I don't feel all that sorry for them. I know they get pressure from all sides, and that can be very difficult. But they have clearly rearranged their priorities, to the detrament of their audience.

MuppetNewsGirl said:
You know, this semester I'm taking a course on children's literature. Tonight, we were having a long discussion on "ideal" roles in society, as portrayed both in children's books and in popular culture, and it veered into a discussion on how society keeps wanting to cast children as innocent, angelic little beings who need to be shielded from everything.
This image of children as angelic little beings...any kid who was teased and ostracized in school by his/her peers knows this is not always true. Kids aren't born evil. But neither are they born entirely good, in my opinion. They need to be taught empathy and compassion by example, or it is so easy for them to start ignorning it. One of the most important jobs a parent has is to help their child build a conscience.

I suppose it's possible for Elmo's World to teach about bullying.
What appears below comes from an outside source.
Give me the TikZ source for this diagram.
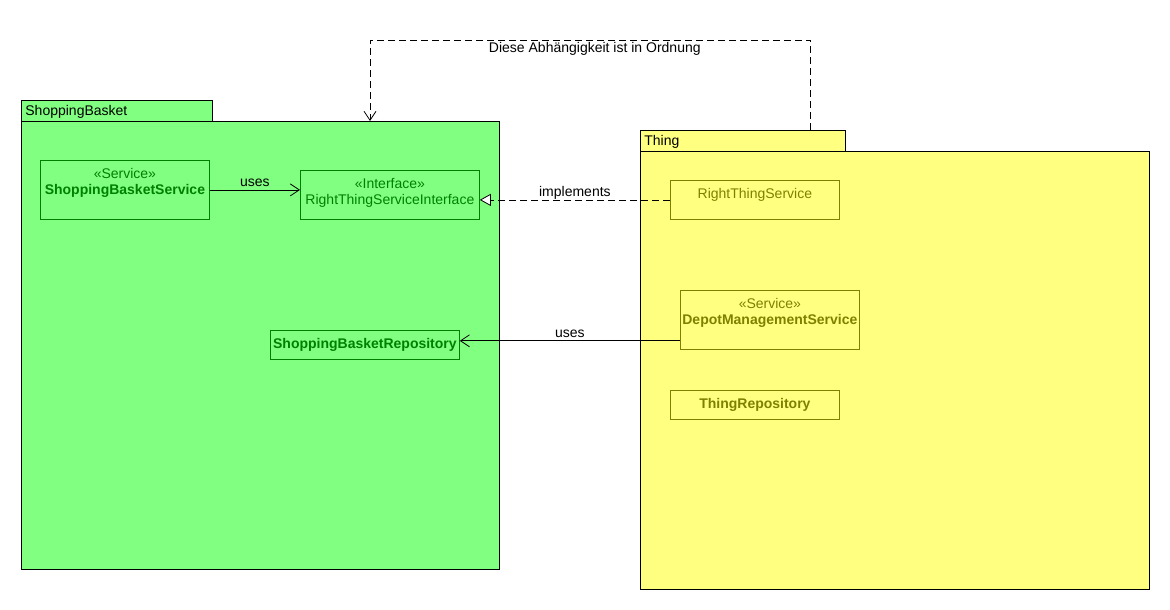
\documentclass[tikz,border=0pt]{standalone}
\usepackage{fontspec}
\setmainfont{Liberation Sans}
\usetikzlibrary{arrows.meta}

\def\thinline{0.8pt}
\definecolor{basketfill}{RGB}{128, 255, 128}
\definecolor{thingfill}{RGB}{255, 255, 128}
\definecolor{basketline}{RGB}{0, 128, 0}
\definecolor{thingline}{RGB}{128, 128, 0}

\begin{document}
\begin{tikzpicture}[x=1pt, y=-1pt,
    font=\fontsize{14}{16}\selectfont,
    pkgbody/.style={draw, fill=#1, anchor=north west, inner sep=0pt, line width=\thinline},
    pkgtab/.style={draw, fill=#1, anchor=north west, inner xsep=4pt, inner ysep=0pt, minimum height=21pt, text depth=0pt, align=left, line width=\thinline},
    classbox/.style={draw=#1, text=#1, anchor=north west, inner sep=0pt, line width=\thinline},
    classtext/.style={anchor=north, align=center, inner sep=0pt, yshift=-8pt},
    uses/.style={draw, line width=\thinline, -{Straight Barb[length=9pt, width=12pt, line width=\thinline]}},
    realizes/.style={draw, line width=\thinline, dash pattern=on 7pt off 4pt, -{Triangle[open, fill=white, length=11pt, width=12pt, line width=\thinline]}},
    dependency/.style={draw, line width=\thinline, dash pattern=on 7pt off 4pt, -{Straight Barb[length=9pt, width=12pt, line width=\thinline]}},
    edgelabel/.style={inner xsep=3pt, inner ysep=3pt, text depth=0pt}
    ]

    \useasboundingbox (0,0) rectangle (1170,610);

    % Define packages
    \node[pkgbody=basketfill, minimum width=478pt, minimum height=448pt] (sbbody) at (21,121) {};
    \node[pkgtab=basketfill, text width=183pt] (sbtab) at (21,100) {ShoppingBasket};
    \node[pkgbody=thingfill, minimum width=509pt, minimum height=438pt] (thingbody) at (640,151) {};
    \node[pkgtab=thingfill, text width=197pt] (thingtab) at (640,130) {Thing};

    % Define classes
    \node[classbox=basketline, minimum width=169pt, minimum height=59pt,
        label={[classtext, basketline]north:{«Service»\\\textbf{ShoppingBasketService}}}] (sbservice) at (40,160) {};
    \node[classbox=basketline, minimum width=179pt, minimum height=49pt,
        label={[classtext, basketline]north:{«Interface»\\RightThingServiceInterface}}] (rtsinterface) at (300,170) {};
    \node[classbox=basketline, minimum width=189pt, minimum height=29pt] (sbrepo) at (270,330) {\textbf{ShoppingBasketRepository}};
    \node[classbox=thingline, minimum width=169pt, minimum height=39pt,
        label={[classtext, thingline]north:{RightThingService}}] (rts) at (670,180) {};
    \node[classbox=thingline, minimum width=179pt, minimum height=59pt,
        label={[classtext, thingline]north:{«Service»\\\textbf{DepotManagementService}}}] (depot) at (680,290) {};
    \node[classbox=thingline, minimum width=169pt, minimum height=29pt] (thingrepo) at (670,390) {\textbf{ThingRepository}};

    % Define connectors
    \coordinate (depotout) at ([yshift=9pt]depot.south west);
    \coordinate (depstart) at ([xshift=-35pt]thingtab.north east);
    \coordinate (depend) at (370,121);

    \draw[uses] (sbservice.east) -- (sbservice.east -| rtsinterface.west)
        node[edgelabel, midway, above] {uses};
    \draw[realizes] (rts.west) -- (rts.west -| rtsinterface.east)
        node[edgelabel, midway, above] {implements};
    \draw[uses] (depotout) -- (depotout -| sbrepo.east)
        node[edgelabel, midway, above] {uses};
    \draw[dependency] (depstart) -- ++(0,-90) -| (depend)
        node[inner sep=2pt, pos=0.245, below] {Diese Abhängigkeit ist in Ordnung};
\end{tikzpicture}
\end{document}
But then, they'd need to have a genuinely bullying character, meaning one that isn't always happy and cheerful and perfect, heh. (Thinking about, those characters often fell to Richard Hunt to perform.)

Like it says in the musical Into the Woods, "Children will look to you for which way to turn, to learn what to be. Careful before you say 'listen to me.' Children will listen." It's an uplifting yet at the same time ominous message...

I do not want my kids to learn that being grouchy is always a bad thing. Or that old things are meant to be thrown away and forgotten, regardless of quality. Or if you don't like the popular character, if you don't toe the line, you're out of luck.

I don't want them to see an unrealisticly perfect world without a soul. I'd rather have them see a slightly imperfect world that can be improved with compassion and learning.